The cases CBI is probing suggest the width of the malaise. Thus, a general manager of ONGC demanded Rs 40,000 for awarding a contract; two chief engineers and an officer of the Border Roads Organisation procured several variable messaging systems at exorbitant rates through limited tender to favour a private party, thus causing a loss of Rs 1.49 crore to the government; officers of the Department of Telecommunications, BSNL and MTNL gave undue favours to a private firm in granting licence for international long distance calls, resulting in a loss of Rs 219.62 crore, Rs 8.60 crore and Rs 15.63 crore to BSNL, MTNL and DoT, respectively; officers of the ministry of defence/army headquarters and Bharat Earth Movers favoured a private player for supplying spares for Tatra Trucks, even though he was not an original manufacturer or an authorised agent for it.
To get empanelled as an advertising agency for a government department or ministry too, it appears, one has to pay one's way through. An industry insider, who has been the image consultant for leading politicians, says: "In advertising, there are kickbacks after the contract has been handed out."
A retired officer of the Indian army says 2 to 5 per cent of kickbacks in cash are routine in the Military Engineer Services, or MES, which is responsible for providing accessory services such as military roads, water and electricity supply, drainage, furniture et cetera.
Activist-turned politician Arvind Kejriwal of Aam Aadmi Party has a point when he says: "Some departments might appear less corrupt than the others, but that's only because they have less opportunity for corruption.
Rules require all government purchases to be made through tenders. But the manner in which tenders are rigged is so simple that it's almost laughable.

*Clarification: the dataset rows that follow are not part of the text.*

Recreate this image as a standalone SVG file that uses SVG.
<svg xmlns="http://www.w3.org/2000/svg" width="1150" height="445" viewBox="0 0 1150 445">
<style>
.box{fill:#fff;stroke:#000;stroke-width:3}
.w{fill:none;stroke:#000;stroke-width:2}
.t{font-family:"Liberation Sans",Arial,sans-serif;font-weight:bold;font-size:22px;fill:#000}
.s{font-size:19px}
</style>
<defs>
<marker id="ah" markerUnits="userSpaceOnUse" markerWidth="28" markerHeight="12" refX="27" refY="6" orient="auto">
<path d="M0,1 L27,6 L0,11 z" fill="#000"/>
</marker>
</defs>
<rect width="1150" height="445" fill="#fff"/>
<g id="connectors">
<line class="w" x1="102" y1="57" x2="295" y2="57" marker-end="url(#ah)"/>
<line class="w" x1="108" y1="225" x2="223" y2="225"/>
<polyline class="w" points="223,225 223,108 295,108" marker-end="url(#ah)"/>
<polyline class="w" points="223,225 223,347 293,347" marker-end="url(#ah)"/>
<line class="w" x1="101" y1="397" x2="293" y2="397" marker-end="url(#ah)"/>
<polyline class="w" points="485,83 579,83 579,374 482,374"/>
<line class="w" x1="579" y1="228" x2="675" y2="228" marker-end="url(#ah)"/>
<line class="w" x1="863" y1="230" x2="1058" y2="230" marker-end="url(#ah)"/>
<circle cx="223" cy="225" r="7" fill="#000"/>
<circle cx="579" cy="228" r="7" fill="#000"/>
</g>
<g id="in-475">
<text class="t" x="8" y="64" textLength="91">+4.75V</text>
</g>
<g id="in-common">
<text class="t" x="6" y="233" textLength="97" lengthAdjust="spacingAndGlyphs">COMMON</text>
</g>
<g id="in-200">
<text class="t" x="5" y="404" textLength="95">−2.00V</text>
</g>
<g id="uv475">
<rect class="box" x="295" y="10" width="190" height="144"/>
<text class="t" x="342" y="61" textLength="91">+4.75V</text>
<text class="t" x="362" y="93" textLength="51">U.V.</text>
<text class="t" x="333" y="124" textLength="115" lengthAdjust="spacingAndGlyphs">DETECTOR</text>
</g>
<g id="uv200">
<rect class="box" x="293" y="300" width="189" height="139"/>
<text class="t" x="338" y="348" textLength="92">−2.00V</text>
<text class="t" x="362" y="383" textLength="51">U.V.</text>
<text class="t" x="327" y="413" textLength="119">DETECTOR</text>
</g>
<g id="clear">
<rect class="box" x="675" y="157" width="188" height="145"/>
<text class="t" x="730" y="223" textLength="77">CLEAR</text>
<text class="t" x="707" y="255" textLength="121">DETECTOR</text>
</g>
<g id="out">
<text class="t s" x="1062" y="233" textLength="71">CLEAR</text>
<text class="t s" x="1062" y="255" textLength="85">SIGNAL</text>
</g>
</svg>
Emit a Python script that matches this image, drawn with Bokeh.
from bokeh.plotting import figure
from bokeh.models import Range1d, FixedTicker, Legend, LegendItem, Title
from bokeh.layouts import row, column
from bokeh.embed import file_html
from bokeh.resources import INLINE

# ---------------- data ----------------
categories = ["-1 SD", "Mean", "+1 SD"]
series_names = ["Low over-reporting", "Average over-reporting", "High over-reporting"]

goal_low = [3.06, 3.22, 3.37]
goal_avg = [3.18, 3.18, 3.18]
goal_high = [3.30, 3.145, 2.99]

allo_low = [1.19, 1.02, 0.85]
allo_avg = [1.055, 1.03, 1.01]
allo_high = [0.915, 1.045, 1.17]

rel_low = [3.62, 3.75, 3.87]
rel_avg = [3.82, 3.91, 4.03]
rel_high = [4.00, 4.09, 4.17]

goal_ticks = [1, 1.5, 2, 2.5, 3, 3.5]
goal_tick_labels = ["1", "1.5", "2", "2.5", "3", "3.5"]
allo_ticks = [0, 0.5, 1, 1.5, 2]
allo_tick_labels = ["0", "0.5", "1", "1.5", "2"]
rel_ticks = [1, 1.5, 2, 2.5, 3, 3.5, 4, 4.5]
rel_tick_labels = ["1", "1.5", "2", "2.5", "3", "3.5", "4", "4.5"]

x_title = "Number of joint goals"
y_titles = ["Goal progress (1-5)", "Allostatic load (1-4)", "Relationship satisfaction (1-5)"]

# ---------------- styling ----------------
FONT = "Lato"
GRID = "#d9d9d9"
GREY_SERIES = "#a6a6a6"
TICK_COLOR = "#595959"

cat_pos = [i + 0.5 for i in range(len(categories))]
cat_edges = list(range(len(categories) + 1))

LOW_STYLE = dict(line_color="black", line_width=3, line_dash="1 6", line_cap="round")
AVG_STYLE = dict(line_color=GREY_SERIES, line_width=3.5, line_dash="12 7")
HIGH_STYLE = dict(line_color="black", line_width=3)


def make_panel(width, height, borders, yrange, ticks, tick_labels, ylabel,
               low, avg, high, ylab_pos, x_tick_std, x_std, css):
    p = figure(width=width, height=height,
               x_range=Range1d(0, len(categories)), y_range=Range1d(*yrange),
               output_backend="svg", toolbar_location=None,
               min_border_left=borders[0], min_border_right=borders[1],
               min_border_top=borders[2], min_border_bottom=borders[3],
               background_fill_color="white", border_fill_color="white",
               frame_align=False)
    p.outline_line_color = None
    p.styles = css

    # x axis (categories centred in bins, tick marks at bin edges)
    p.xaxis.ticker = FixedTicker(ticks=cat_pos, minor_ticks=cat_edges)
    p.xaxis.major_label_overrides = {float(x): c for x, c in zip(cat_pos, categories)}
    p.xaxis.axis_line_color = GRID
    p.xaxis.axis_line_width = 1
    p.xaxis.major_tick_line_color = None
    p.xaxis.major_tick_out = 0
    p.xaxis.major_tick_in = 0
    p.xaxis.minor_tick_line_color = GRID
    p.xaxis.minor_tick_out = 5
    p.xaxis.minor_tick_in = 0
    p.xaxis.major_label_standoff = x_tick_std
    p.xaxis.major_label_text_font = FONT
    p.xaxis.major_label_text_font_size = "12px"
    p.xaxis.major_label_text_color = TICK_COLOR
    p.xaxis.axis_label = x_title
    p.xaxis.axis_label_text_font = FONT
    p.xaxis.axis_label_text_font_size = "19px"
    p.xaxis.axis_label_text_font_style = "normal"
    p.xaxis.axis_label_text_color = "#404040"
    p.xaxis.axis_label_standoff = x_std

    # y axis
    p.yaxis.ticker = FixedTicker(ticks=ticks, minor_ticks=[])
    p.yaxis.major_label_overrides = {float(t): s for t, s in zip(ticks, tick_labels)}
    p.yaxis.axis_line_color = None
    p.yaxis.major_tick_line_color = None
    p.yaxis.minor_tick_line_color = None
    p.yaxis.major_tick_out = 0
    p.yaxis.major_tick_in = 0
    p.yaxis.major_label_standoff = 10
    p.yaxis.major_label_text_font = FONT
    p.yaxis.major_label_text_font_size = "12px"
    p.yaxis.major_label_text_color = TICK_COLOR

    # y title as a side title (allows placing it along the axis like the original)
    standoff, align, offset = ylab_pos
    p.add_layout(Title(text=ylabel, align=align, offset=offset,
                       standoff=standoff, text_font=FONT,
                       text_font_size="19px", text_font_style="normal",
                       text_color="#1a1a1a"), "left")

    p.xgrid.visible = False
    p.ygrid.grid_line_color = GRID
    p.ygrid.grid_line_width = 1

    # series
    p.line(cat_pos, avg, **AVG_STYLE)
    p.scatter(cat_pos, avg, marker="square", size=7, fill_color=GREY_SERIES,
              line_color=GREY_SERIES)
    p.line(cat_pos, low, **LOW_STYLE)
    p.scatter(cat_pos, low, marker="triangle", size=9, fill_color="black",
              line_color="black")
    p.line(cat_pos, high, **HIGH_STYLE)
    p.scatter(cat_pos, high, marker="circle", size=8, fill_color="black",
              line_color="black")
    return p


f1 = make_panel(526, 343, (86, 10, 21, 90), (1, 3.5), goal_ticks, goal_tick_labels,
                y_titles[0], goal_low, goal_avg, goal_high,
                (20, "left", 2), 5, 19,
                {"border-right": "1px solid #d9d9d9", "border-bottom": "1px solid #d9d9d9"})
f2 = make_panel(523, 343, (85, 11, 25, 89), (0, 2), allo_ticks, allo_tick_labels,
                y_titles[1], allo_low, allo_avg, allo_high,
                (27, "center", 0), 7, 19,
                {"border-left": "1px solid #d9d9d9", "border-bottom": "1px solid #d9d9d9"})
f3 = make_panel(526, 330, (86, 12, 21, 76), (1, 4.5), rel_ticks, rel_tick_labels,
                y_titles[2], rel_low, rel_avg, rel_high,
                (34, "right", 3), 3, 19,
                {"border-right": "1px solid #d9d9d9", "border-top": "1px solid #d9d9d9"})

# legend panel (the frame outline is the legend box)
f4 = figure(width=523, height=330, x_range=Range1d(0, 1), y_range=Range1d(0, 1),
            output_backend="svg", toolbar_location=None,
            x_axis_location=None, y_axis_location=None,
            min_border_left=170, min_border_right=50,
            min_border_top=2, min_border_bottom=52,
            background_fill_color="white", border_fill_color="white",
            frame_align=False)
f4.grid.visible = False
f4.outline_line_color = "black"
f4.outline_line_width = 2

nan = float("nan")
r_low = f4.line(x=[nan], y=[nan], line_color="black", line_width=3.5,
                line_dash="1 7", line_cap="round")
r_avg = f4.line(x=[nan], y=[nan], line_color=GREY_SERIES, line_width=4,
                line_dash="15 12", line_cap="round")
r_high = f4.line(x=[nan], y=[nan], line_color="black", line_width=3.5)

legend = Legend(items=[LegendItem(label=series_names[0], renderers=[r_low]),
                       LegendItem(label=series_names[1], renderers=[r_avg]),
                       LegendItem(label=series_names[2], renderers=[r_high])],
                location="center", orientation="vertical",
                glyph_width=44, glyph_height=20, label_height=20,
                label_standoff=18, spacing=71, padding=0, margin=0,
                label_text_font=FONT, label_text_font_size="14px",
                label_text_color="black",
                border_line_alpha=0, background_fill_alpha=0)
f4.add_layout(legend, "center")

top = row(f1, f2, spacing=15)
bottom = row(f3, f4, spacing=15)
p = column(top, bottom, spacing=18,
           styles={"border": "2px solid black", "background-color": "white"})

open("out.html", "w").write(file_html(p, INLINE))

"There is almost a standard formula for sharing the kickback at different levels," says Jayaprakash Narayan, former IAS officer who founded the Lok Satta Party and is now a member of the Andhra Pradesh Legislative Assembly. "The contractor makes 6 per cent down payment to the minister before bagging the contract. An additional 6 per cent is distributed among the superintending engineer, junior engineer and other officials after he wins the contract. Add to this another 3 per cent for project clearance, pollution control and subsidy clearance. That's 15 per cent in all."
Along with cash, gold and real estate are the new modes of payment.
Buying shares of a company run by the relatives or friends of a politician or bureaucrat at inflated rate is another trick.
While investigating the 2G spectrum scam, CBI also unearthed a complex money trail from DB Realty to Kalaignar TV, the DMK channel. There were allegations that Telecom Minister Andimuthu Raja (2007-10), of DMK, had favoured DB Realty in granting telecom licences and the inexpensive spectrum that came with it. Once the scam broke out, the money was returned through the same circuitous route. All the dramatis personae, on their part, have called it a genuine business deal. These aren't isolated incidents. In one case, Rs -10 shares in a politician's newly-formed company were bought for Rs 8,000 per share, says Somaiya.
Favours can also be extended by contracting the minister's or bureaucrat's relatives, friends or brokers for allied services that the company needs, like cranes, cabs or vendors. "We have hired a large number of cars from a travel agent who is close to a politician. While the market rate is Rs 10 per km, we are paying him Rs 15 a km - that extra Rs 5 per kilometre is the kickback," says a senior official of a private company which does business with the government.
A robust donation to an NGO run by a politician or his relative is another way of paying for favours. Last year, while investigating the Karnataka mining scam, CBI found that JSW Steel had donated Rs 10 crore to an NGO run by the family of former state chief minister BS Yeddyurappa.
Is e-procurement the answer to kickbacks?
But e-procurement and e-tendering is hardly foolproof. Uttar Pradesh Lokayukta Justice (retd) N K Mehrotra, who is probing several high-profile cases, including the sale of government sugar mills and allotment of farmhouses in Noida, says in most cases the tendering process was found to be unfair, even though e-tendering had been introduced. "Manipulation ensures that tenders are awarded to the minister's cronies who can divert funds at will," he says.
Chandigarh-based activist Hemant Goswami cites ways in which e-procurement and e-tendering can be manipulated. "First, advertisements inviting tenders are not placed in newspapers, national or regional. So, you limit the number of people who get to know about it." Step two: conditions like "the vendor must have an electronic or digital signature are imposed to eliminate smaller vendors. Why, even the police commissioner doesn't have an electronic signature!" says Goswami. Besides, he adds, the tender often aren't opened till the last date; the chosen ones are informed secretly about the brief period when the page will open. "Specifications for the bid are also fixed to suit a particular company." This is allegedly what happened in the multi-crore Chandigarh amusement-cum-theme park scam which CBI is now investigating.
As Narayan of Lok Satta says, "All this is not just undermining the quality of goods and fleecing the exchequer - it is eliminating integrity from the system."